The desk analyst and credit titles says pretty clearly that he sits with the corporate bond or CDS traders. And Executive Director says he's probably not a 22-year-old kid. Analyst could mean research or it could mean quant analytics. If it were equity, I'd lean towards research; being credit, I'm kinda leaning a little more towards it meaning he's a quant. Really, it could be either one.

May 7, 2013

Analyst--> associate --> vp --> ED/principal/director --> MD

May 7, 2013

this is a new one to me. Sad state of affairs and a good indicator of "title inflation" when they put the word Executive in your name and you're stuck right in middle management.

May 7, 2013

Uh, you're not even considered "management" until you make MD / group head

May 7, 2013
Solidarity:

Uh, you're not even considered "management" until you make MD / group head

You know what I meant. But yes, that further demonstrates my point

May 7, 2013

any idea what pay is like at those levels? 200 and 80-100%?

May 7, 2013

Depends where you are.

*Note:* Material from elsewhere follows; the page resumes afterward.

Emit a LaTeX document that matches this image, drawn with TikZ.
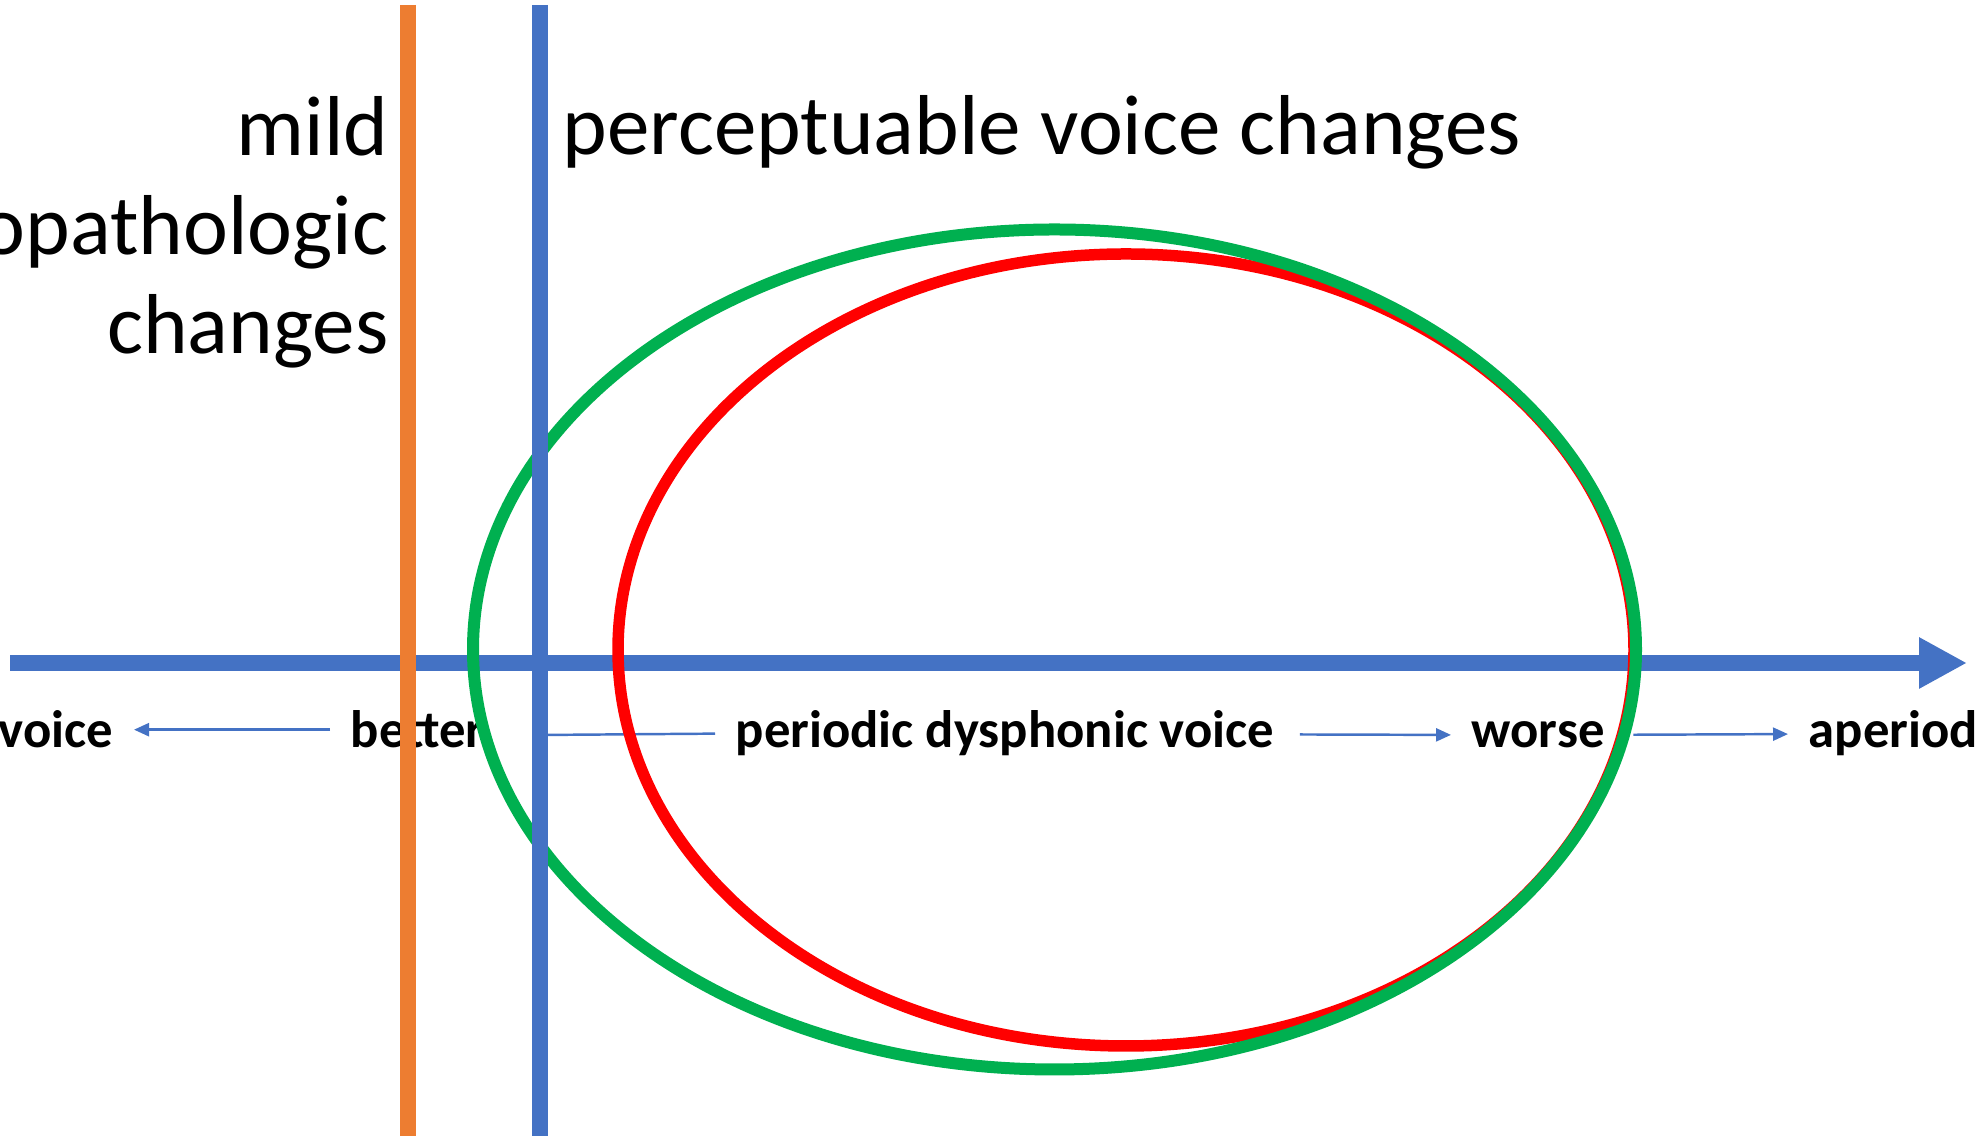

If youre talking at a BB in IBD, easily 200 and 80-100%

May 7, 2013

Directors / principals take in a minimum of $500k at BB's

May 7, 2013

Usually ED's are a step below an MD and can be depending on the firm either above or equal to an SVP. ED's can have a fair amount of pull, however I've noticed that there are two distinct groups: he first are those who are still on the !D track and are rising stats, the others make enough money and bring in enough business that they are worth keeping, but not enough to make it to MD.

May 7, 2013

EDs are junior to MDs. It is not unusual for an ED to be "Head of [insert non-core industry here] Investment Banking", but that's typically merely an indication that there isn't much coverage of that particular industry at the bank and thus there is no MD who covers it. Such roles do not mean they are "group / division heads", just that they are the most senior banker for a particular industry. For example, the Industrials group at JPM covers a wide variety of sub-sectors; if they didn't perform many deals in Capital Goods (making this up), it wouldn't be strange to see an ED with the title "Head of Capital Goods Investment Banking". That ED, however, would not be "group head of Industrials".

May 7, 2013

Got the answer. Ignore

May 7, 2013

Analyst (1-3)
Associate (1-3)
Vice President (1-3)
Assistant Director / Senior Vice President / Executive Director
Managing Director

Different EDs will have different clout, but they are all nearly MDs...

May 7, 2013

It is all simply a matter of the firm / group / individual, not their position. Don't mistake a title for power, as that's not always the case.

May 7, 2013

Don't think anyone but the CEO could guarantee you anything really. I had an MD strongly vouch for me and I didn't even get a first round.